* TASK OBJECTIVE *
Write out each line exactly as given. Leave the pictures out of your copy.

* GIVEN INFORMATION *
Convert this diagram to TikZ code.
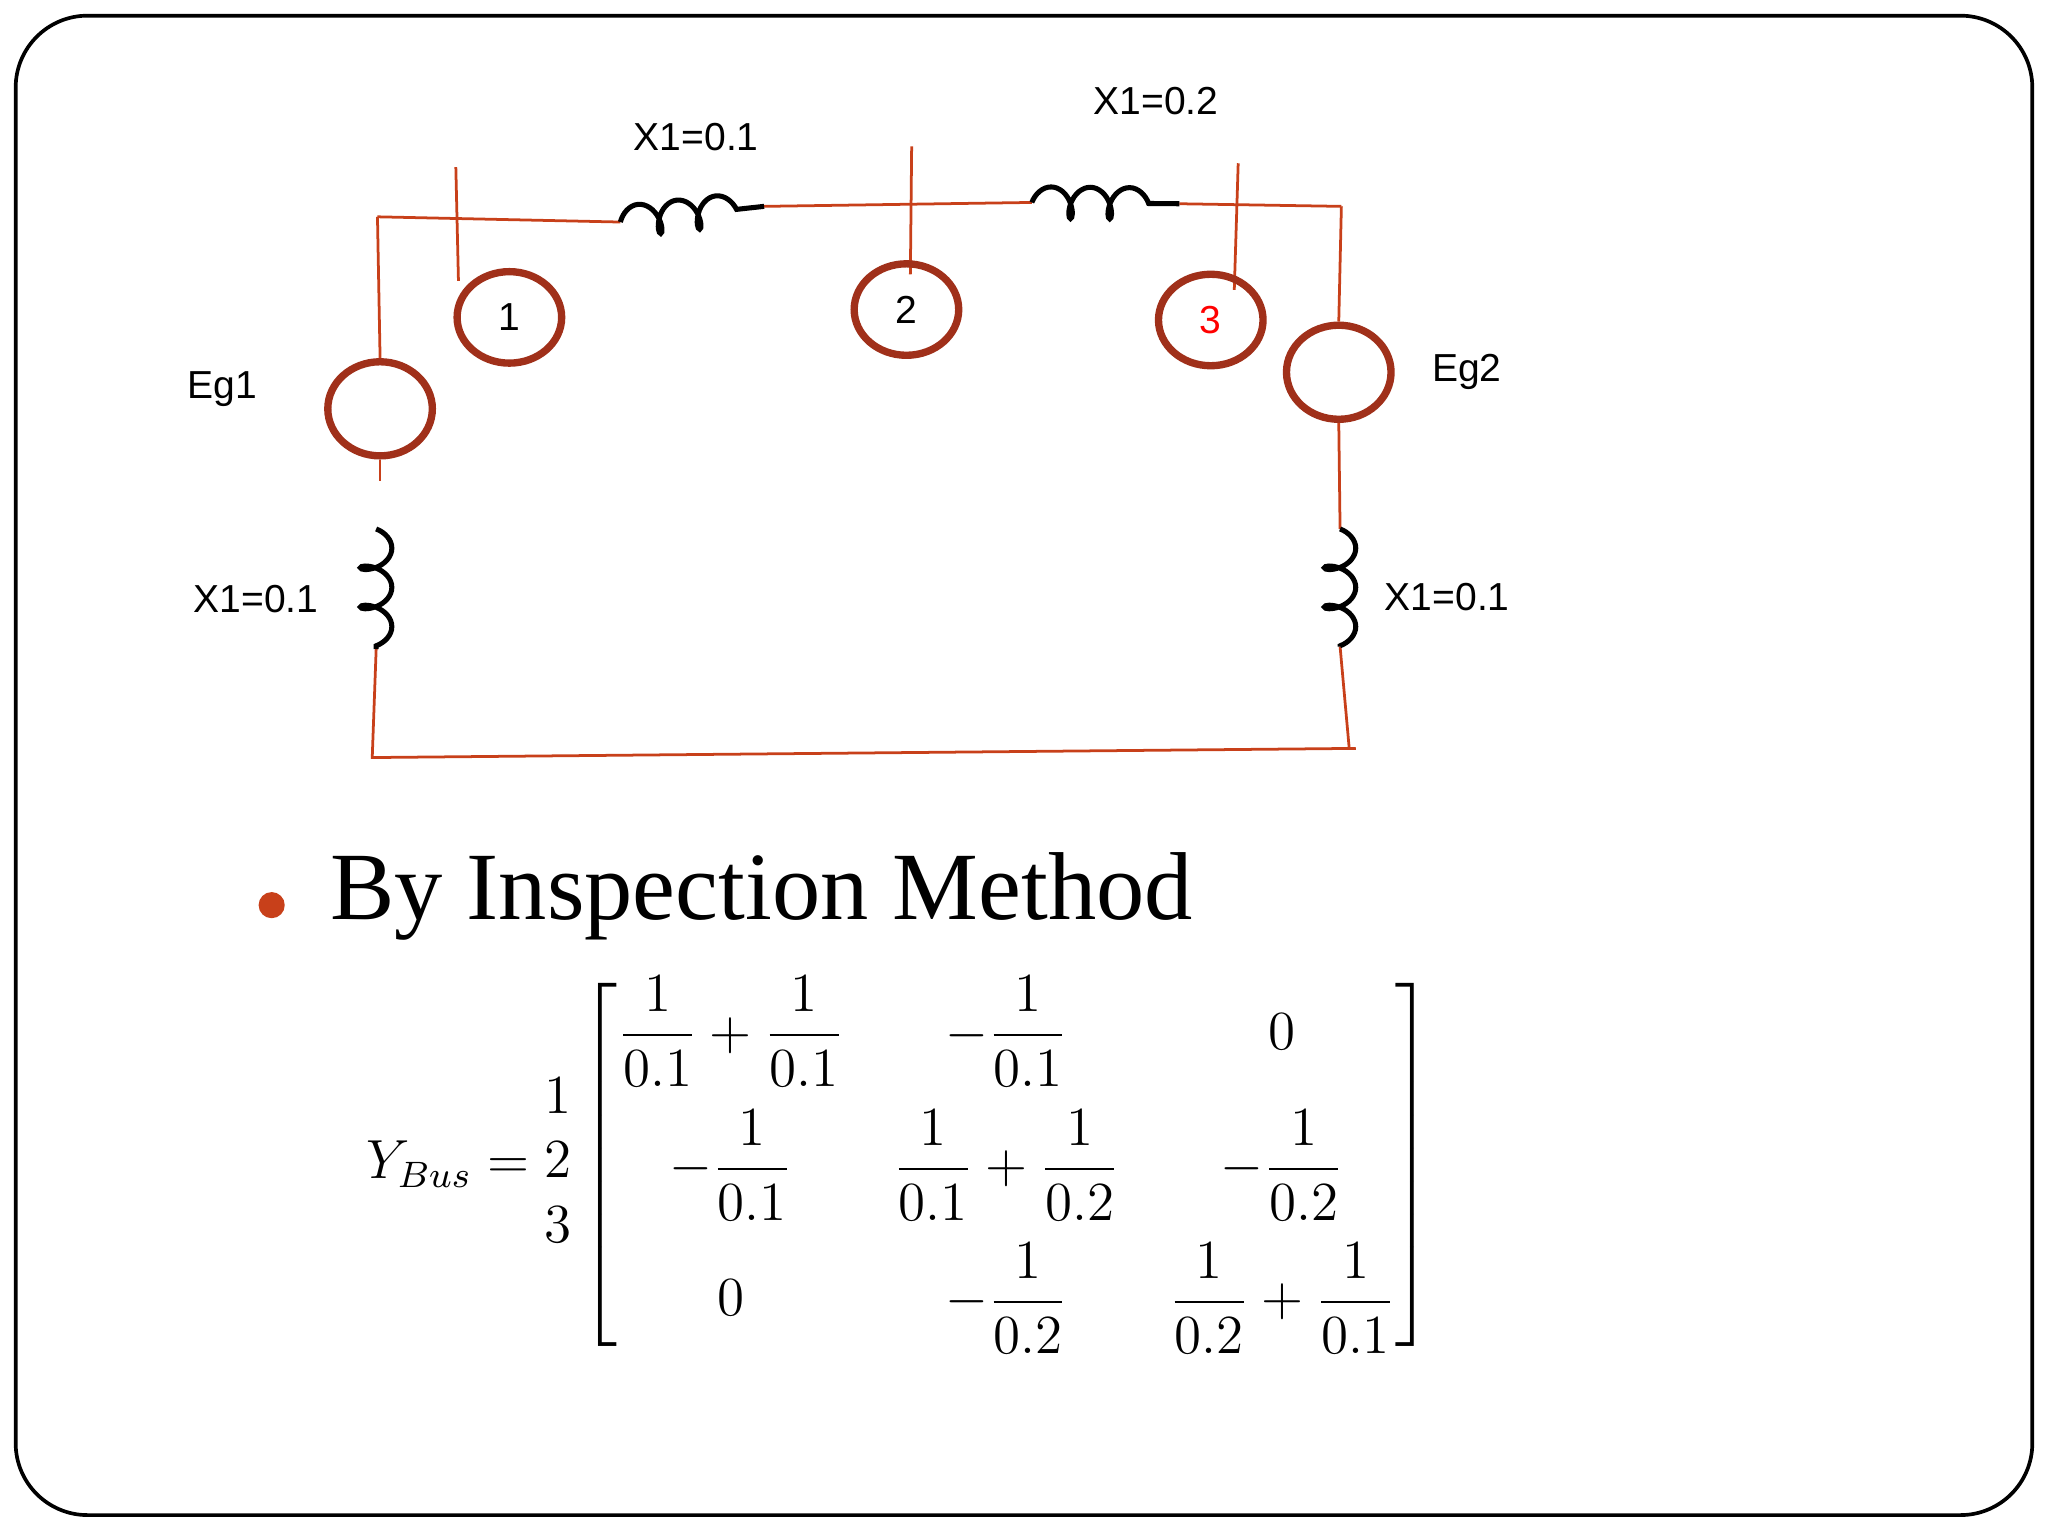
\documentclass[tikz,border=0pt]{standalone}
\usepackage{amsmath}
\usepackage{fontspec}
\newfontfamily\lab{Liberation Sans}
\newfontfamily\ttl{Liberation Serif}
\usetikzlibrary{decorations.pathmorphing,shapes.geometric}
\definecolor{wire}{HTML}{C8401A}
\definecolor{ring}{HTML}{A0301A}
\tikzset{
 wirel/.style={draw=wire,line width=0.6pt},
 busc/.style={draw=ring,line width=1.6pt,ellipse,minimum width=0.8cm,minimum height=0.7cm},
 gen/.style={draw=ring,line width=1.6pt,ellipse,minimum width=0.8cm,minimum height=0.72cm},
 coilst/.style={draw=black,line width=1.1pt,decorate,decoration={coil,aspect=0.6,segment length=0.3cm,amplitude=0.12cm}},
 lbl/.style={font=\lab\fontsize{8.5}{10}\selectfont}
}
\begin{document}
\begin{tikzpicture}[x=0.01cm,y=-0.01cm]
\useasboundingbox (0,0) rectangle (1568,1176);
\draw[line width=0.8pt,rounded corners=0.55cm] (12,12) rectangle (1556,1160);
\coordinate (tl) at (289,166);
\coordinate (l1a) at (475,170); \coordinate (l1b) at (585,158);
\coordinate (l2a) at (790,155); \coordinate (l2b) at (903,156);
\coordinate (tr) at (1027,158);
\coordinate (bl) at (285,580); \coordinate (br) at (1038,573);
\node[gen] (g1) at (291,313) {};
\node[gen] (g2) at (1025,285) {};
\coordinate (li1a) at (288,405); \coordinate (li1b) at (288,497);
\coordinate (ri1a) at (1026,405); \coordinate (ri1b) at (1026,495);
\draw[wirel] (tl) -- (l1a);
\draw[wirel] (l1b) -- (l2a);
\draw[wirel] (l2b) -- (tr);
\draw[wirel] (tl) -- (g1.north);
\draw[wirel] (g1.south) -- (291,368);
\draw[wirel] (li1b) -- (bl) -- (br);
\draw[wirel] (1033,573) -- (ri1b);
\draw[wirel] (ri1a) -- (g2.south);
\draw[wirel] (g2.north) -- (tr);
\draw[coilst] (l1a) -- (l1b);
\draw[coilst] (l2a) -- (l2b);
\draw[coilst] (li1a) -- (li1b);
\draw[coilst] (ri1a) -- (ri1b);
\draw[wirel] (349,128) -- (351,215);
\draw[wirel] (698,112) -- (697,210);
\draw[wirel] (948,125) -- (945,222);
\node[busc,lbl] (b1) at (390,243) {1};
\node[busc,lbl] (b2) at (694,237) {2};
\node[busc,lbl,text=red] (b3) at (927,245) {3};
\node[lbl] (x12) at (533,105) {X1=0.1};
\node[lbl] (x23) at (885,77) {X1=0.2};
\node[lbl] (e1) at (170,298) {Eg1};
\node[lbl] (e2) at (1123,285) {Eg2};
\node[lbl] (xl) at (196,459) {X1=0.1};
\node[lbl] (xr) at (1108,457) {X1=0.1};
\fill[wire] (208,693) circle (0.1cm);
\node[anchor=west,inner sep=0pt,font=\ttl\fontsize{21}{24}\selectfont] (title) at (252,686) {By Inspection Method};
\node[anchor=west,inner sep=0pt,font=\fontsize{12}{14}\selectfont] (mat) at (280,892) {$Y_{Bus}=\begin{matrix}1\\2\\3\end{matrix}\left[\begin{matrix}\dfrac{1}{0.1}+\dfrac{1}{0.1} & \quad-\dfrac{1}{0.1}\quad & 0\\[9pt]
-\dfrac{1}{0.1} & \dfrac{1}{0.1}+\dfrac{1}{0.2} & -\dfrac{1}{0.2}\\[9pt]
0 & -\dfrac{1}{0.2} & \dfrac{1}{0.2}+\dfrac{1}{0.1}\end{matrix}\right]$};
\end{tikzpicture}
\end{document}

* RESULT OF THIS TASK *
Convert this diagram to TikZ code.
\documentclass[tikz,border=0pt]{standalone}
\usepackage{amsmath}
\usepackage{fontspec}
\newfontfamily\lab{Liberation Sans}
\newfontfamily\ttl{Liberation Serif}
\usetikzlibrary{decorations.pathmorphing,shapes.geometric}
\definecolor{wire}{HTML}{C8401A}
\definecolor{ring}{HTML}{A0301A}
\tikzset{
 wirel/.style={draw=wire,line width=0.6pt},
 busc/.style={draw=ring,line width=1.6pt,ellipse,minimum width=0.8cm,minimum height=0.7cm},
 gen/.style={draw=ring,line width=1.6pt,ellipse,minimum width=0.8cm,minimum height=0.72cm},
 coilst/.style={draw=black,line width=1.1pt,decorate,decoration={coil,aspect=0.6,segment length=0.3cm,amplitude=0.12cm}},
 lbl/.style={font=\lab\fontsize{8.5}{10}\selectfont}
}
\begin{document}
\begin{tikzpicture}[x=0.01cm,y=-0.01cm]
\useasboundingbox (0,0) rectangle (1568,1176);
\draw[line width=0.8pt,rounded corners=0.55cm] (12,12) rectangle (1556,1160);
\coordinate (tl) at (289,166);
\coordinate (l1a) at (475,170); \coordinate (l1b) at (585,158);
\coordinate (l2a) at (790,155); \coordinate (l2b) at (903,156);
\coordinate (tr) at (1027,158);
\coordinate (bl) at (285,580); \coordinate (br) at (1038,573);
\node[gen] (g1) at (291,313) {};
\node[gen] (g2) at (1025,285) {};
\coordinate (li1a) at (288,405); \coordinate (li1b) at (288,497);
\coordinate (ri1a) at (1026,405); \coordinate (ri1b) at (1026,495);
\draw[wirel] (tl) -- (l1a);
\draw[wirel] (l1b) -- (l2a);
\draw[wirel] (l2b) -- (tr);
\draw[wirel] (tl) -- (g1.north);
\draw[wirel] (g1.south) -- (291,368);
\draw[wirel] (li1b) -- (bl) -- (br);
\draw[wirel] (1033,573) -- (ri1b);
\draw[wirel] (ri1a) -- (g2.south);
\draw[wirel] (g2.north) -- (tr);
\draw[coilst] (l1a) -- (l1b);
\draw[coilst] (l2a) -- (l2b);
\draw[coilst] (li1a) -- (li1b);
\draw[coilst] (ri1a) -- (ri1b);
\draw[wirel] (349,128) -- (351,215);
\draw[wirel] (698,112) -- (697,210);
\draw[wirel] (948,125) -- (945,222);
\node[busc,lbl] (b1) at (390,243) {1};
\node[busc,lbl] (b2) at (694,237) {2};
\node[busc,lbl,text=red] (b3) at (927,245) {3};
\node[lbl] (x12) at (533,105) {X1=0.1};
\node[lbl] (x23) at (885,77) {X1=0.2};
\node[lbl] (e1) at (170,298) {Eg1};
\node[lbl] (e2) at (1123,285) {Eg2};
\node[lbl] (xl) at (196,459) {X1=0.1};
\node[lbl] (xr) at (1108,457) {X1=0.1};
\fill[wire] (208,693) circle (0.1cm);
\node[anchor=west,inner sep=0pt,font=\ttl\fontsize{21}{24}\selectfont] (title) at (252,686) {By Inspection Method};
\node[anchor=west,inner sep=0pt,font=\fontsize{12}{14}\selectfont] (mat) at (280,892) {$Y_{Bus}=\begin{matrix}1\\2\\3\end{matrix}\left[\begin{matrix}\dfrac{1}{0.1}+\dfrac{1}{0.1} & \quad-\dfrac{1}{0.1}\quad & 0\\[9pt]
-\dfrac{1}{0.1} & \dfrac{1}{0.1}+\dfrac{1}{0.2} & -\dfrac{1}{0.2}\\[9pt]
0 & -\dfrac{1}{0.2} & \dfrac{1}{0.2}+\dfrac{1}{0.1}\end{matrix}\right]$};
\end{tikzpicture}
\end{document}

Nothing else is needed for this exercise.